Keyword dpd/theta sets the internal temperature of a DPD particle as defined by the USER-DPD package. If the specified value is a number it must be >= 0.0. If the specified value is NULL, then the kinetic temperature Tkin of each particle is computed as 3/2 k Tkin = KE = 1/2 m v^2 = 1/2 m (vx*vx+vy*vy+vz*vz). Each particle’s internal temperature is set to Tkin. If the specified value is an atom-style variable, then the variable is evaluated for each particle. If a value >= 0.0, the internal temperature is set to that value. If it is < 0.0, the computation of Tkin is performed and the internal temperature is set to that value.

Keywords edpd/temp and edpd/cv set the temperature and volumetric heat capacity of an eDPD particle as defined by the USER-MESO package. Currently, only atom_style edpd defines particles with these attributes. The values for the temperature and heat capacity must be positive.

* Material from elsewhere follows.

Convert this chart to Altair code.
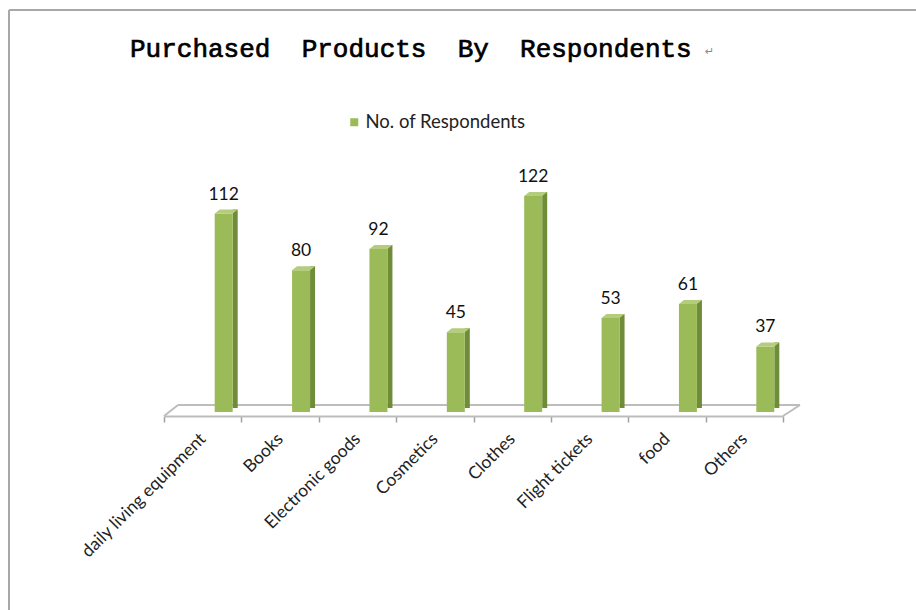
import altair as alt
import pandas as pd

categories = ["daily living equipment", "Books", "Electronic goods", "Cosmetics",
              "Clothes", "Flight tickets", "food", "Others"]
values = [112, 80, 92, 45, 122, 53, 61, 37]
series_name = "No. of Respondents"
title_text = "Purchased\u00a0 Products\u00a0 By\u00a0 Respondents"

df = pd.DataFrame({"category": categories, "value": values,
                   "series": [series_name] * len(categories)})

W, H = 619, 248
FRONT = "#9BBB59"
SIDE = "#6F8C38"
TOP = "#B3CD7C"
FLOOR = "#BDBDBD"

x_enc = alt.X("category:N", sort=categories, title=None,
              scale=alt.Scale(paddingInner=0, paddingOuter=0),
              axis=alt.Axis(labelAngle=-45, labelAlign="right", labelBaseline="middle",
                            tickBand="extent", offset=4, tickSize=6, labelPadding=14,
                            domainColor=FLOOR, domainWidth=2, tickColor="#A0A0A0",
                            tickWidth=1.5, labelFont="Lato", labelFontSize=17.5,
                            labelColor="#222222", grid=False))
y_enc = alt.Y("value:Q", scale=alt.Scale(domain=[0, 140], nice=False), axis=None, title=None)

one = alt.Data(values=[{"k": 0}])

# floor (3D platform) decoration
floor_back = alt.Chart(one).mark_rule(color=FLOOR, strokeWidth=2).encode(
    x=alt.value(14), x2=alt.value(636), y=alt.value(241))
floor_left = alt.Chart(one).mark_rule(color=FLOOR, strokeWidth=2).encode(
    x=alt.value(0), x2=alt.value(14), y=alt.value(252), y2=alt.value(241))
floor_right = alt.Chart(one).mark_rule(color=FLOOR, strokeWidth=2).encode(
    x=alt.value(619), x2=alt.value(636), y=alt.value(252), y2=alt.value(241))

# page frame
frame_top = alt.Chart(one).mark_rule(color="#A8A8A8", strokeWidth=2).encode(
    x=alt.value(-155), x2=alt.value(760), y=alt.value(-154))
frame_left = alt.Chart(one).mark_rule(color="#A8A8A8", strokeWidth=2).encode(
    x=alt.value(-155), y=alt.value(-154), y2=alt.value(450))

side = alt.Chart(df).mark_bar(width=5, xOffset=32.5, yOffset=-4, y2Offset=-4,
                              color=SIDE).encode(x=x_enc, y=y_enc)
front = alt.Chart(df).mark_bar(width=18, xOffset=21).encode(
    x=x_enc, y=y_enc,
    color=alt.Color("series:N", scale=alt.Scale(range=[FRONT]),
                    legend=alt.Legend(orient="none", legendX=181, legendY=-51, title=None,
                                      symbolType="square", symbolSize=64,
                                      symbolStrokeWidth=0, labelFont="Lato",
                                      labelFontSize=18.5, labelColor="#222222",
                                      padding=0, labelOffset=2)))
top = alt.Chart(df).mark_point(shape="M -11.5 2 L -6.5 -2 L 11.5 -2 L 6.5 2 Z", size=4,
                               filled=True, color=TOP, opacity=1, strokeWidth=0,
                               xOffset=23.5, yOffset=-2).encode(x=x_enc, y=y_enc)
labels = alt.Chart(df).mark_text(dx=21, dy=-10, baseline="bottom", font="Lato",
                                 fontSize=17.5, color="#111111").encode(
    x=x_enc, y=y_enc, text=alt.Text("value:Q"))

title = alt.Chart(alt.Data(values=[{"t": title_text}])).mark_text(
    align="left", baseline="alphabetic", font="Liberation Mono", fontSize=26,
    color="#000000", stroke="#000000", strokeWidth=0.7).encode(
    x=alt.value(-34), y=alt.value(-107), text="t:N")
pilcrow = alt.Chart(alt.Data(values=[{"t": "\u21b5"}])).mark_text(
    align="left", baseline="alphabetic", font="DejaVu Sans", fontSize=11,
    color="#8A8A8A").encode(x=alt.value(541), y=alt.value(-109), text="t:N")

chart = alt.layer(frame_top, frame_left, floor_back, floor_left, floor_right,
                  side, front, top, labels, title, pilcrow).properties(
    width=W, height=H,
    autosize=alt.AutoSizeParams(type="none"),
    padding={"left": 164, "top": 164, "right": 133, "bottom": 198},
    background="white",
).configure_view(stroke=None)

chart.save("out.html", embed_options={"renderer": "svg", "actions": False})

Keyword cc sets the chemical concentration of a tDPD particle for a specified species as defined by the USER-MESO package. Currently, only atom_style tdpd defines particles with this attribute. An integer for “index” selects a chemical species (1 to Nspecies) where Nspecies is set by the atom_style command. The value for the chemical concentration must be >= 0.0.

Keywords i_name and d_name refer to custom integer and floating-point properties that have been added to each atom via the fix property/atom command. When that command is used specific names are given to each attribute which are what is specified as the “name” portion of i_name or d_name.

Restrictions

You cannot set an atom attribute (e.g. mol or q or volume) if the atom_style does not have that attribute.

This command requires inter-processor communication to coordinate the setting of bond types (angle types, etc). This means that your system must be ready to perform a simulation before using one of these keywords (force fields set, atom mass set, etc). This is not necessary for other keywords.

Using the region style with the bond (angle, etc) keywords can give unpredictable results if there are bonds (angles, etc) that straddle periodic boundaries. This is because the region may only extend up to the boundary and partner atoms in the bond (angle, etc) may have coordinates outside the simulation box if they are ghost atoms.